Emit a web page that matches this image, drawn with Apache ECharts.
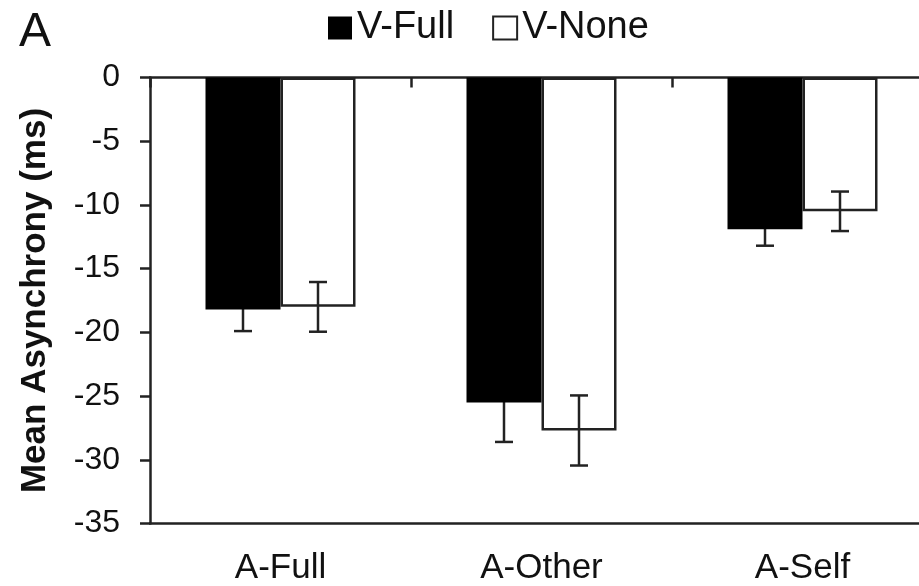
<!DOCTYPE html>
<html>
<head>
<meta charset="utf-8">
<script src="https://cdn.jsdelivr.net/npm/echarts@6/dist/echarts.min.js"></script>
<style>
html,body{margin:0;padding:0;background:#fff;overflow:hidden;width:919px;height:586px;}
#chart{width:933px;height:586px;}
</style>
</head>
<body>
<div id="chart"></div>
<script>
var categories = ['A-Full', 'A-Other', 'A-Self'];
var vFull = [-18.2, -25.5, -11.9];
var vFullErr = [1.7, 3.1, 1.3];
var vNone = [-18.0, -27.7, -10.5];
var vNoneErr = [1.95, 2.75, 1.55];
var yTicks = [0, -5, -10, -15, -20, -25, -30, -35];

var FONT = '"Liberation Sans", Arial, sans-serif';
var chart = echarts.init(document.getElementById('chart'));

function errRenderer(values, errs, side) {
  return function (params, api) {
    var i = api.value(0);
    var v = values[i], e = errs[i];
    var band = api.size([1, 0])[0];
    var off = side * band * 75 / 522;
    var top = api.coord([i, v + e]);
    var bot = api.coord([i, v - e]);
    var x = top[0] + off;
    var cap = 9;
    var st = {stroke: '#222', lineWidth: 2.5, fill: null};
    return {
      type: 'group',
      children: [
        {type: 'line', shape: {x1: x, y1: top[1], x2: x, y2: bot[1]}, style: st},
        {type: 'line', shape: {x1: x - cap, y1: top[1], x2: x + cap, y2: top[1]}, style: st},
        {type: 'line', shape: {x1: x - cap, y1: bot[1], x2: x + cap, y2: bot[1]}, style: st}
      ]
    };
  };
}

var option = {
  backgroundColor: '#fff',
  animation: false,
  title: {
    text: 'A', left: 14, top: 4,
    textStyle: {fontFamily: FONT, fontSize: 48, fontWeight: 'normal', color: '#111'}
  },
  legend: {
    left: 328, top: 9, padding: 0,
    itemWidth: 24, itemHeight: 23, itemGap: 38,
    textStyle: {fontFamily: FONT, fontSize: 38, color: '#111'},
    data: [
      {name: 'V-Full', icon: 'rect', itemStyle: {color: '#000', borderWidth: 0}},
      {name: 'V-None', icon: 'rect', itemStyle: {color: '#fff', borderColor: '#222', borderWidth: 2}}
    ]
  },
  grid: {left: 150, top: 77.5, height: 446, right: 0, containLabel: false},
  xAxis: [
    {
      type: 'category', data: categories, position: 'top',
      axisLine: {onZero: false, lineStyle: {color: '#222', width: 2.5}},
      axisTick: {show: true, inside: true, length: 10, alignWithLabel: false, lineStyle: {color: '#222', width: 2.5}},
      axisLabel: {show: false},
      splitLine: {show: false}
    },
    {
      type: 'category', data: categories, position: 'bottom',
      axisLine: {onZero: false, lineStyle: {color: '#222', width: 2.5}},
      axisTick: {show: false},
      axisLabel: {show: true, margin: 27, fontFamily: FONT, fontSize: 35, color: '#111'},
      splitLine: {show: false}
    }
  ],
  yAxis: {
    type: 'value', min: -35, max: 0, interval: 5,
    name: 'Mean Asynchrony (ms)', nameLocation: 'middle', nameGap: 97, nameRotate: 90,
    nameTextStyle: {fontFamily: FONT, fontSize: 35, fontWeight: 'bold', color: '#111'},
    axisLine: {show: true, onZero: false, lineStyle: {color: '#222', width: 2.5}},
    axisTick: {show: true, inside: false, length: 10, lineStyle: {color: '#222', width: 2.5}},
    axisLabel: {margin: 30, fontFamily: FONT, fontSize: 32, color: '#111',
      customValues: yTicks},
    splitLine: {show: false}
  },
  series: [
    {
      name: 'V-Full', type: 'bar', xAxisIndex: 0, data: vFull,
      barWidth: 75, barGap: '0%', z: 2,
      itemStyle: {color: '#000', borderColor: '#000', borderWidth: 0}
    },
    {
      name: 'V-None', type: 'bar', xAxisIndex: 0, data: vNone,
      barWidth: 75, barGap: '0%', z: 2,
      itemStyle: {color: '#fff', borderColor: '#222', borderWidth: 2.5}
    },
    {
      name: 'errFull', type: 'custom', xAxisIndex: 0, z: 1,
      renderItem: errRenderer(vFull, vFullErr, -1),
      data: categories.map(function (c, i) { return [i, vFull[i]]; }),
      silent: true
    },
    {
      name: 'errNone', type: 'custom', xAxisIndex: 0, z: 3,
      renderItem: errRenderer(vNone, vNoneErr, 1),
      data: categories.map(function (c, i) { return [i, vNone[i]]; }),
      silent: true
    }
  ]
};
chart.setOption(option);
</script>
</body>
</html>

□ □ □ □ □ □ □

◆ Stated problem:
Write out the listing above exactly as it stands, pictures excluded.

◆ Response for this exercise:
Emit a web page that matches this image, drawn with Apache ECharts.
<!DOCTYPE html>
<html>
<head>
<meta charset="utf-8">
<script src="https://cdn.jsdelivr.net/npm/echarts@6/dist/echarts.min.js"></script>
<style>
html,body{margin:0;padding:0;background:#fff;overflow:hidden;width:919px;height:586px;}
#chart{width:933px;height:586px;}
</style>
</head>
<body>
<div id="chart"></div>
<script>
var categories = ['A-Full', 'A-Other', 'A-Self'];
var vFull = [-18.2, -25.5, -11.9];
var vFullErr = [1.7, 3.1, 1.3];
var vNone = [-18.0, -27.7, -10.5];
var vNoneErr = [1.95, 2.75, 1.55];
var yTicks = [0, -5, -10, -15, -20, -25, -30, -35];

var FONT = '"Liberation Sans", Arial, sans-serif';
var chart = echarts.init(document.getElementById('chart'));

function errRenderer(values, errs, side) {
  return function (params, api) {
    var i = api.value(0);
    var v = values[i], e = errs[i];
    var band = api.size([1, 0])[0];
    var off = side * band * 75 / 522;
    var top = api.coord([i, v + e]);
    var bot = api.coord([i, v - e]);
    var x = top[0] + off;
    var cap = 9;
    var st = {stroke: '#222', lineWidth: 2.5, fill: null};
    return {
      type: 'group',
      children: [
        {type: 'line', shape: {x1: x, y1: top[1], x2: x, y2: bot[1]}, style: st},
        {type: 'line', shape: {x1: x - cap, y1: top[1], x2: x + cap, y2: top[1]}, style: st},
        {type: 'line', shape: {x1: x - cap, y1: bot[1], x2: x + cap, y2: bot[1]}, style: st}
      ]
    };
  };
}

var option = {
  backgroundColor: '#fff',
  animation: false,
  title: {
    text: 'A', left: 14, top: 4,
    textStyle: {fontFamily: FONT, fontSize: 48, fontWeight: 'normal', color: '#111'}
  },
  legend: {
    left: 328, top: 9, padding: 0,
    itemWidth: 24, itemHeight: 23, itemGap: 38,
    textStyle: {fontFamily: FONT, fontSize: 38, color: '#111'},
    data: [
      {name: 'V-Full', icon: 'rect', itemStyle: {color: '#000', borderWidth: 0}},
      {name: 'V-None', icon: 'rect', itemStyle: {color: '#fff', borderColor: '#222', borderWidth: 2}}
    ]
  },
  grid: {left: 150, top: 77.5, height: 446, right: 0, containLabel: false},
  xAxis: [
    {
      type: 'category', data: categories, position: 'top',
      axisLine: {onZero: false, lineStyle: {color: '#222', width: 2.5}},
      axisTick: {show: true, inside: true, length: 10, alignWithLabel: false, lineStyle: {color: '#222', width: 2.5}},
      axisLabel: {show: false},
      splitLine: {show: false}
    },
    {
      type: 'category', data: categories, position: 'bottom',
      axisLine: {onZero: false, lineStyle: {color: '#222', width: 2.5}},
      axisTick: {show: false},
      axisLabel: {show: true, margin: 27, fontFamily: FONT, fontSize: 35, color: '#111'},
      splitLine: {show: false}
    }
  ],
  yAxis: {
    type: 'value', min: -35, max: 0, interval: 5,
    name: 'Mean Asynchrony (ms)', nameLocation: 'middle', nameGap: 97, nameRotate: 90,
    nameTextStyle: {fontFamily: FONT, fontSize: 35, fontWeight: 'bold', color: '#111'},
    axisLine: {show: true, onZero: false, lineStyle: {color: '#222', width: 2.5}},
    axisTick: {show: true, inside: false, length: 10, lineStyle: {color: '#222', width: 2.5}},
    axisLabel: {margin: 30, fontFamily: FONT, fontSize: 32, color: '#111',
      customValues: yTicks},
    splitLine: {show: false}
  },
  series: [
    {
      name: 'V-Full', type: 'bar', xAxisIndex: 0, data: vFull,
      barWidth: 75, barGap: '0%', z: 2,
      itemStyle: {color: '#000', borderColor: '#000', borderWidth: 0}
    },
    {
      name: 'V-None', type: 'bar', xAxisIndex: 0, data: vNone,
      barWidth: 75, barGap: '0%', z: 2,
      itemStyle: {color: '#fff', borderColor: '#222', borderWidth: 2.5}
    },
    {
      name: 'errFull', type: 'custom', xAxisIndex: 0, z: 1,
      renderItem: errRenderer(vFull, vFullErr, -1),
      data: categories.map(function (c, i) { return [i, vFull[i]]; }),
      silent: true
    },
    {
      name: 'errNone', type: 'custom', xAxisIndex: 0, z: 3,
      renderItem: errRenderer(vNone, vNoneErr, 1),
      data: categories.map(function (c, i) { return [i, vNone[i]]; }),
      silent: true
    }
  ]
};
chart.setOption(option);
</script>
</body>
</html>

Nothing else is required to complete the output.